We ask an expert for tips on the proper usage of medication.
By Jessie Kanatzar
For many of us, prescription and over-the-counter medications are part of our everyday lives and help us to perform our daily responsibilities. Whether to alleviate pain, treat a health condition or replace a chemical deficiency, medication allows 82 percent of Americans to manage all types of illnesses, according to the Centers for Disease Control and Prevention.
But just like buckling your safety belt and looking both ways before crossing the street, we should remember every day to take precautions when storing and taking prescription medications. Failing to do so can lead to unexpected and undesirable consequences.
The Journal of the American Medical Association reports that each year, adverse drug events – or medication-related complications – lead to 700,000 ER visits and 120,000 hospitalizations. Even more staggering is that at least 40 percent of the costs associated with adverse drug events that happen outside hospitals are estimated to be preventable, according to the Institute of Medicine.
In Missouri, we currently have one of the highest prescription drug overdose mortality rates in the United States with 17 per 100,000 people dying annually from medication misuse, which is outlined in a new report from the nonprofit organization, Trust for America’s Health. And since 1999, the report states that prescription drug-related deaths in Missouri have tripled.
In light of these alarming numbers, practicing medication safety is needed now more than ever. By taking some additional steps to ensure safety, we can hopefully minimize these instances.
Storing and Disposing
With medication safety, we often think about proper consumption and use, but proper storage of both prescription and over-the-counter medicine is just as important.
When you’re not using your medication, always be sure to store it in a cool, dry place, such as a cabinet or designated shelf. If you have young children, keep medications high enough out of their reach. Upon choosing a spot to store, make sure it’s not very bright because light can degrade your medication. Therefore, keep it away from powerful indoor lighting or windowsills.
If your medication is stored for an extended time, be aware of the expiration date and honor it. Old pills degrade over time and can even spur bacteria growth. Most over-the-counter pills expire after one year, so rather than settle on a less expensive 500-count bottle of pain reliever, go with a smaller bottle and restock when the supply runs out.

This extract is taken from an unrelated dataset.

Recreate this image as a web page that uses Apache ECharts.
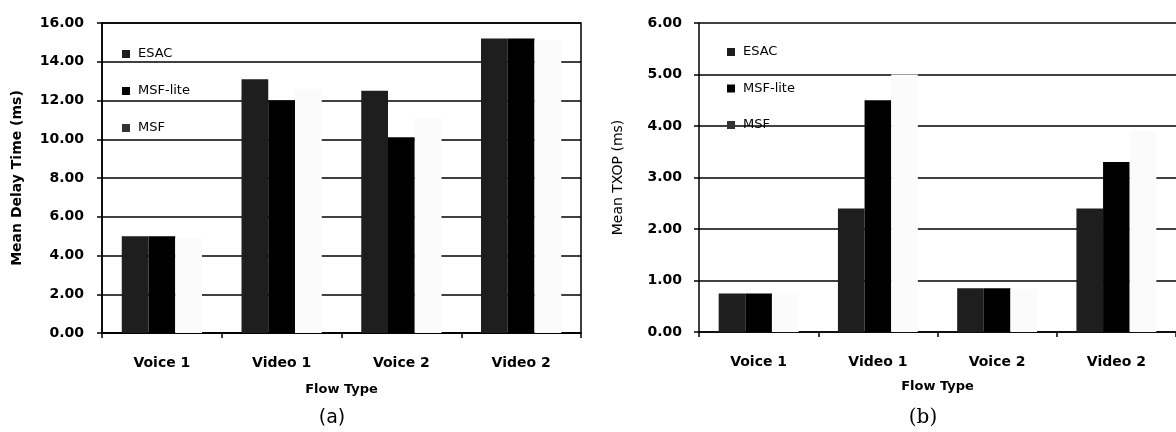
<!DOCTYPE html>
<html>
<head>
<meta charset="utf-8">
<script src="https://cdn.jsdelivr.net/npm/echarts@6/dist/echarts.min.js"></script>
<style>
html,body{margin:0;padding:0;background:#fff;}
#chart{width:1176px;height:432px;}
</style>
</head>
<body>
<div id="chart"></div>
<script>
const categories = ['Voice 1', 'Video 1', 'Voice 2', 'Video 2'];
const seriesNames = ['ESAC', 'MSF-lite', 'MSF'];
// (a) Mean Delay Time (ms)
const delayESAC = [5.0, 13.1, 12.5, 15.2];
const delayMSFlite = [5.0, 12.0, 10.1, 15.2];
const delayMSF = [4.9, 12.6, 11.1, 15.1];
// (b) Mean TXOP (ms)
const txopESAC = [0.75, 2.4, 0.85, 2.4];
const txopMSFlite = [0.75, 4.5, 0.85, 3.3];
const txopMSF = [0.72, 5.0, 0.83, 3.9];

const FONT = 'DejaVu Sans';
const barColors = ['#1e1e1e', '#000000', '#fbfbfb'];
const iconColors = ['#1e1e1e', '#000000', '#333333'];

function xAxisCfg(gridIndex, nameGap) {
  return {
    type: 'category', gridIndex: gridIndex, data: categories,
    name: 'Flow Type', nameLocation: 'middle', nameGap: nameGap,
    nameTextStyle: {fontFamily: FONT, fontWeight: 'bold', fontSize: 13, color: '#000'},
    axisLine: {lineStyle: {color: '#000', width: 1.5}},
    axisTick: {show: true, alignWithLabel: false, length: 5, lineStyle: {color: '#000', width: 1.5}},
    axisLabel: {interval: 0, margin: 23, fontFamily: FONT, fontWeight: 'bold', fontSize: 14, color: '#000'},
    splitLine: {show: false}
  };
}
function yAxisCfg(gridIndex, max, interval, name, nameGap, bold, labelMargin) {
  return {
    type: 'value', gridIndex: gridIndex, min: 0, max: max, interval: interval,
    name: name, nameLocation: 'middle', nameGap: nameGap,
    nameTextStyle: {fontFamily: FONT, fontWeight: bold ? 'bold' : 'normal', fontSize: 14, color: '#000'},
    axisLine: {show: true, lineStyle: {color: '#000', width: 1.5}},
    axisTick: {show: true, length: 5, lineStyle: {color: '#000', width: 1.5}},
    axisLabel: {margin: labelMargin, fontFamily: FONT, fontWeight: 'bold', fontSize: 14, color: '#000',
      formatter: function (v) { return v.toFixed(2); }},
    splitLine: {show: true, lineStyle: {color: '#000', width: 1.5}}
  };
}
function barSeries(name, data, idx, axisIndex) {
  return {
    type: 'bar', name: name, data: data,
    xAxisIndex: axisIndex, yAxisIndex: axisIndex,
    barGap: '0%', barCategoryGap: '33%',
    itemStyle: {color: barColors[idx]},
    emphasis: {disabled: true},
    animation: false
  };
}
function legendCfg(left, top, gap, bold) {
  return {
    orient: 'vertical', left: left, top: top, padding: 0,
    itemWidth: 8, itemHeight: 8, itemGap: gap, icon: 'rect',
    selectedMode: false,
    textStyle: {fontFamily: FONT, fontSize: 13, fontWeight: bold ? 'bold' : 'normal', color: '#000', lineHeight: 14, padding: [0, 0, 0, 3]},
    data: seriesNames.map(function (n, i) { return {name: n, itemStyle: {color: iconColors[i]}}; })
  };
}

const chart = echarts.init(document.getElementById('chart'), null, {renderer: 'canvas'});
chart.setOption({
  animation: false,
  backgroundColor: '#fff',
  grid: [
    {left: 102, top: 23, width: 479, height: 310, show: true, borderColor: '#000', borderWidth: 1.5, backgroundColor: 'transparent'},
    {left: 699, top: 23, width: 487, height: 309, show: false}
  ],
  legend: [legendCfg(122, 47, 23, false), legendCfg(727, 45, 22.5, false)],
  xAxis: [xAxisCfg(0, 50), xAxisCfg(1, 48)],
  yAxis: [
    yAxisCfg(0, 16, 2, 'Mean Delay Time (ms)', 78, true, 18),
    yAxisCfg(1, 6, 1, 'Mean TXOP (ms)', 74, false, 17)
  ],
  series: [
    barSeries('ESAC', delayESAC, 0, 0),
    barSeries('MSF-lite', delayMSFlite, 1, 0),
    barSeries('MSF', delayMSF, 2, 0),
    barSeries('ESAC', txopESAC, 0, 1),
    barSeries('MSF-lite', txopMSFlite, 1, 1),
    barSeries('MSF', txopMSF, 2, 1)
  ],
  graphic: [
    {type: 'text', x: 332, y: 418, style: {text: '(a)', fontFamily: FONT, fontSize: 19, fill: '#000', textAlign: 'center', textVerticalAlign: 'middle'}},
    {type: 'text', x: 923, y: 418, style: {text: '(b)', fontFamily: 'DejaVu Serif', fontSize: 20, fill: '#000', textAlign: 'center', textVerticalAlign: 'middle'}}
  ]
});
</script>
</body>
</html>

When it comes time to get rid of old medication, be mindful. Flushing pills down the drain can be harmful to the environment. Instead, remove old prescriptions through medication disposal programs, which are often offered through pharmacies and police stations, including the Kansas City Police Department.
Using and Measuring
First off, always pay close attention to the warning labels, even if you’ve been taking the same medication for years. It’s important to make sure you’re following the consumption directions because your doctor may have altered your dosage, or the manufacturer may have made a slight change in the directions.
Directions often call for swallowing pills with water. In these cases, do not consume with other beverages, such as juice, soft drinks or coffee. Beverages that are acidic, hot or carbonated can cause the medication to break down too quickly in the stomach, as opposed to the intestine where this process is supposed to happen. This can lead to harmful consequences, including stomach ulcers.
Be sure to keep track of the dropper or other devices that are to be used with the prescription. If lost, it may seem like a household spoon is a good substitute. It’s not. The measuring devices provided by a pharmacy have been specifically designed for your intended prescription dosage. Standard teaspoons can also vary between one to nine milliliters, making them unreliable and inconsistent.
Tips for Parents
For parents, practicing medication safety with your children can ensure that they will be safe, even when you’re not around. Children should never take smaller doses of medication that is intended for adults. You should instead seek out medication that is specifically formulated for children.
Of course, finding a kid-safe medication is only half the battle. As many parents know, getting your child to actually take medicine can be quite a challenge, so it may be tempting to refer to medicine as “candy.” This is never a good idea. Doing so can entice your child to look for the medicine and potentially overdose when you’re not present.
The most important lesson in safe medication is an easy one to remember:
When in doubt, always contact your pharmacist.
Jessie Kanatzar is an Everest College pharmacy technician instructor and a nationally certified pharmacy technician with years of experience in teaching and retail pharmacy.